**Stated task**
Repeat only what lies from the line with "Write the React, TypeScript" to the line with "import * as", those two lines included, exactly as it stands; omit any images.

Plotting code records:
--- START ---
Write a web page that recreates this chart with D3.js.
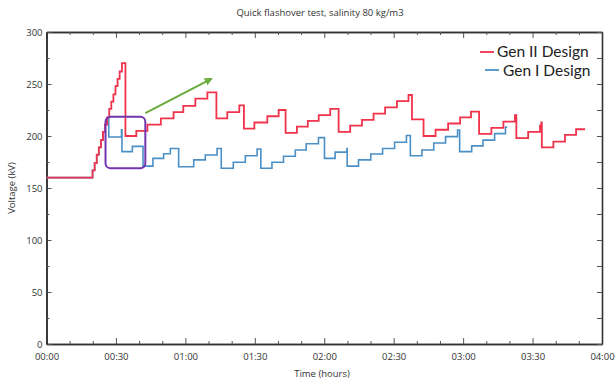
<!DOCTYPE html>
<html>
<head>
<meta charset="utf-8">
<script src="https://cdn.jsdelivr.net/npm/d3@7"></script>
<style>
  body { margin: 0; background: #fff; }
  text { font-family: "Open Sans", sans-serif; fill: #333; }
  .tick text { font-size: 9.5px; fill: #333; }
  .legend text { font-family: Lato, sans-serif; font-size: 15.5px; fill: #222; }
</style>
</head>
<body>
<div class="container"></div>
<script>
// time in minutes, voltage in kV
const redTimes = [0, 19.9, 20.8, 21.7, 22.6, 23.5, 24.4, 25.3, 26.2, 27.1, 28.0, 28.9, 29.8, 30.7, 31.6, 32.6,
  34.1, 38.8, 43.6, 49.4, 54.9, 59.1, 64.3, 69.5, 73.4, 78.1, 83.3, 85.3, 89.8, 95.4, 100.3,
  103.3, 108.2, 112.9, 117.6, 122.6, 126.2, 131.2, 136.3, 141.3, 146.3, 151.4, 156.4, 157.9,
  162.9, 168.1, 173.5, 178.7, 183.4, 186.9, 192.2, 197.4, 202.4, 203.0, 208.1, 213.2, 213.8,
  214.0, 219.0, 224.0, 228.8, 232.7];
const redValues = [160, 167, 174, 182, 189, 196, 204, 211, 218, 226, 233, 240, 248, 255, 262, 270,
  200, 205, 211, 217, 223, 229, 236, 242, 217, 223, 229.5, 207, 213, 219, 225,
  203, 209, 214.5, 220, 226, 204, 210, 215.5, 221.5, 227.6, 233.5, 239.4, 216,
  200, 206, 212, 218, 223.4, 202, 207.8, 213.8, 220, 198, 204, 210, 213,
  189, 194.5, 201, 206.5, 206.5];

const blueTimes = [0, 19.9, 20.8, 21.7, 22.6, 23.5, 24.4, 25.3, 26.2, 26.8, 26.9,
  32.4, 32.6, 37.1, 41.7, 46.0, 50.6, 53.5, 57.1, 63.6, 68.6, 73.7, 75.5, 80.7, 85.9, 91.0,
  92.6, 97.4, 102.4, 107.5, 112.2, 117.5, 120.1, 124.7, 129.8, 129.9, 134.8, 140.1, 145.2,
  150.4, 155.5, 157.2, 162.2, 167.3, 172.4, 177.6, 178.5, 183.7, 188.6, 193.6, 198.3, 199.0];
const blueValues = [160, 167, 174, 182, 189, 196, 204, 211, 217, 217, 199,
  206, 185, 190, 171, 178.5, 183, 188, 170.5, 177, 181.7, 188, 169, 174.7, 181, 187.5,
  169, 174.7, 180.5, 186.5, 192.5, 198.4, 178.5, 184.5, 188, 171, 177, 182.7, 188,
  194, 200.5, 181, 186.5, 193.3, 199.4, 205.8, 185, 190.5, 196, 202.3, 208.5, 208.5];

const seriesNames = ["Gen II Design", "Gen I Design"];
const seriesColors = ["#f0324b", "#4a8fc6"];

const xTicks = [0, 30, 60, 90, 120, 150, 180, 210, 240];
const xTickLabels = ["00:00", "00:30", "01:00", "01:30", "02:00", "02:30", "03:00", "03:30", "04:00"];
const yTicks = [0, 50, 100, 150, 200, 250, 300];

// annotations: highlight box and arrow (in data units)
const boxTimes = [25.5, 42.7];
const boxValues = [218.5, 169];
const arrowTimes = [42.7, 71.2];
const arrowValues = [222, 255];

const width = 616, height = 383;
const margin = {top: 32, right: 14, bottom: 39, left: 46.5};

const svg = d3.select(".container")
  .append("svg")
  .attr("width", width)
  .attr("height", height);

const x = d3.scaleLinear()
  .domain([0, 240])
  .range([margin.left, width - margin.right]);

const y = d3.scaleLinear()
  .domain([0, 300])
  .range([height - margin.bottom, margin.top]);

const minorX = d3.range(0, 241, 10).filter(d => d % 30 !== 0);
const minorY = d3.range(25, 300, 50);

// bottom axis
svg.append("g")
  .attr("transform", `translate(0, ${y(0)})`)
  .call(d3.axisBottom(x).tickValues(xTicks).tickFormat((d, i) => xTickLabels[i])
    .tickSizeInner(-6).tickSizeOuter(0).tickPadding(9));
svg.append("g")
  .attr("transform", `translate(0, ${y(0)})`)
  .call(d3.axisBottom(x).tickValues(minorX).tickFormat("").tickSizeInner(-3).tickSizeOuter(0));

// top axis
svg.append("g")
  .attr("transform", `translate(0, ${y(300)})`)
  .call(d3.axisTop(x).tickValues(xTicks).tickFormat("").tickSizeInner(-6).tickSizeOuter(0));
svg.append("g")
  .attr("transform", `translate(0, ${y(300)})`)
  .call(d3.axisTop(x).tickValues(minorX).tickFormat("").tickSizeInner(-3).tickSizeOuter(0));

// left axis
svg.append("g")
  .attr("transform", `translate(${x(0)}, 0)`)
  .call(d3.axisLeft(y).tickValues(yTicks).tickSizeInner(-5).tickSizeOuter(0).tickPadding(4));
svg.append("g")
  .attr("transform", `translate(${x(0)}, 0)`)
  .call(d3.axisLeft(y).tickValues(minorY).tickFormat("").tickSizeInner(-3).tickSizeOuter(0));

// right axis
svg.append("g")
  .attr("transform", `translate(${x(240)}, 0)`)
  .call(d3.axisRight(y).tickValues(d3.merge([yTicks, minorY])).tickFormat("").tickSizeInner(-5).tickSizeOuter(0));

svg.selectAll(".domain").attr("stroke", "#333").attr("stroke-width", 1.6);
svg.selectAll(".tick line").attr("stroke", "#555").attr("stroke-width", 1);

// axis titles
svg.append("text")
  .attr("x", 322)
  .attr("y", 377)
  .attr("text-anchor", "middle")
  .style("font-size", "9.5px")
  .text("Time (hours)");

svg.append("text")
  .attr("transform", `translate(15, ${y(150)}) rotate(-90)`)
  .attr("text-anchor", "middle")
  .style("font-size", "9.5px")
  .text("Voltage (kV)");

svg.append("text")
  .attr("x", 320)
  .attr("y", 16)
  .attr("text-anchor", "middle")
  .style("font-size", "9.5px")
  .text("Quick flashover test, salinity 80 kg/m3");

// series
const line = d3.line()
  .x(d => x(d[0]))
  .y(d => y(d[1]))
  .curve(d3.curveStepAfter);

const blueData = blueTimes.map((t, i) => [t, blueValues[i]]);
const redData = redTimes.map((t, i) => [t, redValues[i]]);

svg.append("path")
  .datum(blueData)
  .attr("d", line)
  .attr("fill", "none")
  .attr("stroke", seriesColors[1])
  .attr("stroke-width", 1.6);

svg.append("path")
  .datum(redData)
  .attr("d", line)
  .attr("fill", "none")
  .attr("stroke", seriesColors[0])
  .attr("stroke-width", 1.8);

// highlight box
svg.append("rect")
  .attr("x", x(boxTimes[0]))
  .attr("y", y(boxValues[0]))
  .attr("width", x(boxTimes[1]) - x(boxTimes[0]))
  .attr("height", y(boxValues[1]) - y(boxValues[0]))
  .attr("rx", 5)
  .attr("fill", "none")
  .attr("stroke", "#7434b0")
  .attr("stroke-width", 2);

// arrow
svg.append("defs").append("marker")
  .attr("id", "arrow")
  .attr("viewBox", "0 0 10 10")
  .attr("refX", 8)
  .attr("refY", 5)
  .attr("markerWidth", 4)
  .attr("markerHeight", 4)
  .attr("orient", "auto")
  .append("path")
  .attr("d", "M0,0 L10,5 L0,10 z")
  .attr("fill", "#6aab3e");

svg.append("line")
  .attr("x1", x(arrowTimes[0]))
  .attr("y1", y(arrowValues[0]))
  .attr("x2", x(arrowTimes[1]))
  .attr("y2", y(arrowValues[1]))
  .attr("stroke", "#6aab3e")
  .attr("stroke-width", 2)
  .attr("marker-end", "url(#arrow)");

// legend
const legend = svg.append("g").classed("legend", true);
const legendPos = [{x: 480, y: 52, tx: 497, ty: 57}, {x: 485, y: 70, tx: 503, ty: 76}];

legend.selectAll("line")
  .data(seriesNames)
  .join("line")
  .attr("x1", (d, i) => legendPos[i].x)
  .attr("x2", (d, i) => legendPos[i].x + 14)
  .attr("y1", (d, i) => legendPos[i].y)
  .attr("y2", (d, i) => legendPos[i].y)
  .attr("stroke", (d, i) => seriesColors[i])
  .attr("stroke-width", 1.8);

legend.selectAll("text")
  .data(seriesNames)
  .join("text")
  .attr("x", (d, i) => legendPos[i].tx)
  .attr("y", (d, i) => legendPos[i].ty)
  .text(d => d);
</script>
</body>
</html>
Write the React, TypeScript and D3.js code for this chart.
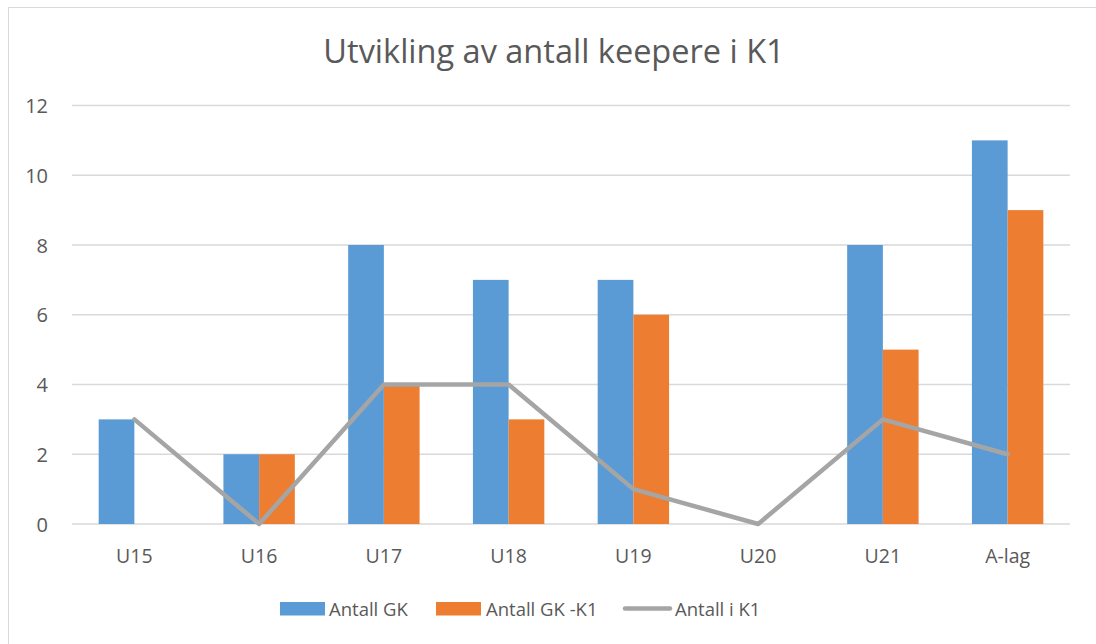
import React from "react";
import * as d3 from "d3";

const categories = ["U15", "U16", "U17", "U18", "U19", "U20", "U21", "A-lag"];
const antallGK = [3, 2, 8, 7, 7, 0, 8, 11];
const antallGKK1 = [0, 2, 4, 3, 6, 0, 5, 9];
const antallIK1 = [3, 0, 4, 4, 1, 0, 3, 2];
const yTicks = [0, 2, 4, 6, 8, 10, 12];
const seriesNames = ["Antall GK", "Antall GK -K1", "Antall i K1"];

const W = 1096;
const H = 644;
const FONT = "'Open Sans', sans-serif";
const TEXT = "#595959";
const BLUE = "#5b9bd5";
const ORANGE = "#ed7d31";
const GRAY = "#a5a5a5";
const GRID = "#d9d9d9";

export default function App() {
  const x = d3.scaleBand<string>().domain(categories).range([72, 1070]).padding(0);
  const x1 = d3
    .scaleBand<string>()
    .domain(["gk", "k1"])
    .range([0, x.bandwidth()])
    .paddingInner(0)
    .paddingOuter(0.747);
  const y = d3.scaleLinear().domain([0, 12]).range([524, 105.5]);

  const line = d3
    .line<number>()
    .x((_, i) => (x(categories[i]) as number) + x.bandwidth() / 2)
    .y((d) => y(d));

  const legend = [
    { kind: "rect", color: BLUE, sx: 280, tx: 329, label: seriesNames[0] },
    { kind: "rect", color: ORANGE, sx: 436, tx: 486, label: seriesNames[1] },
    { kind: "line", color: GRAY, sx: 623, tx: 675, label: seriesNames[2] },
  ];

  return (
    <svg
      width={W}
      height={H}
      style={{ position: "absolute", left: 0, top: 0, display: "block", background: "#fff" }}
    >
      <rect x={8.5} y={7.5} width={1100} height={700} fill="#fff" stroke={GRID} strokeWidth={1} />
      <text
        x={554}
        y={63}
        textAnchor="middle"
        fontFamily={FONT}
        fontSize={32.5}
        fill={TEXT}
      >
        Utvikling av antall keepere i K1
      </text>
      {yTicks.map((t) => (
        <g key={t}>
          <line x1={72} x2={1070} y1={y(t)} y2={y(t)} stroke={GRID} strokeWidth={1.3} />
          <text
            x={48}
            y={y(t)}
            textAnchor="end"
            dominantBaseline="central"
            fontFamily={FONT}
            fontSize={20}
            fill={TEXT}
          >
            {t}
          </text>
        </g>
      ))}
      {categories.map((c, i) => (
        <g key={c}>
          <rect
            x={(x(c) as number) + (x1("gk") as number)}
            y={y(antallGK[i])}
            width={x1.bandwidth()}
            height={y(0) - y(antallGK[i])}
            fill={BLUE}
          />
          <rect
            x={(x(c) as number) + (x1("k1") as number)}
            y={y(antallGKK1[i])}
            width={x1.bandwidth()}
            height={y(0) - y(antallGKK1[i])}
            fill={ORANGE}
          />
          <text
            x={(x(c) as number) + x.bandwidth() / 2}
            y={555}
            textAnchor="middle"
            dominantBaseline="central"
            fontFamily={FONT}
            fontSize={19.5}
            fill={TEXT}
          >
            {c}
          </text>
        </g>
      ))}
      <path
        d={line(antallIK1) || ""}
        fill="none"
        stroke={GRAY}
        strokeWidth={4.5}
        strokeLinejoin="round"
        strokeLinecap="round"
      />
      {legend.map((l) => (
        <g key={l.label}>
          {l.kind === "rect" ? (
            <rect x={l.sx} y={602} width={45} height={13.5} fill={l.color} />
          ) : (
            <line
              x1={l.sx + 2}
              x2={l.sx + 47}
              y1={608.5}
              y2={608.5}
              stroke={l.color}
              strokeWidth={4.5}
              strokeLinecap="round"
            />
          )}
          <text
            x={l.tx}
            y={608.5}
            dominantBaseline="central"
            fontFamily={FONT}
            fontSize={18.5}
            fill={TEXT}
          >
            {l.label}
          </text>
        </g>
      ))}
    </svg>
  );
}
--- END ---
**Exercise answer**
Write the React, TypeScript and D3.js code for this chart.
import React from "react";
import * as d3 from "d3";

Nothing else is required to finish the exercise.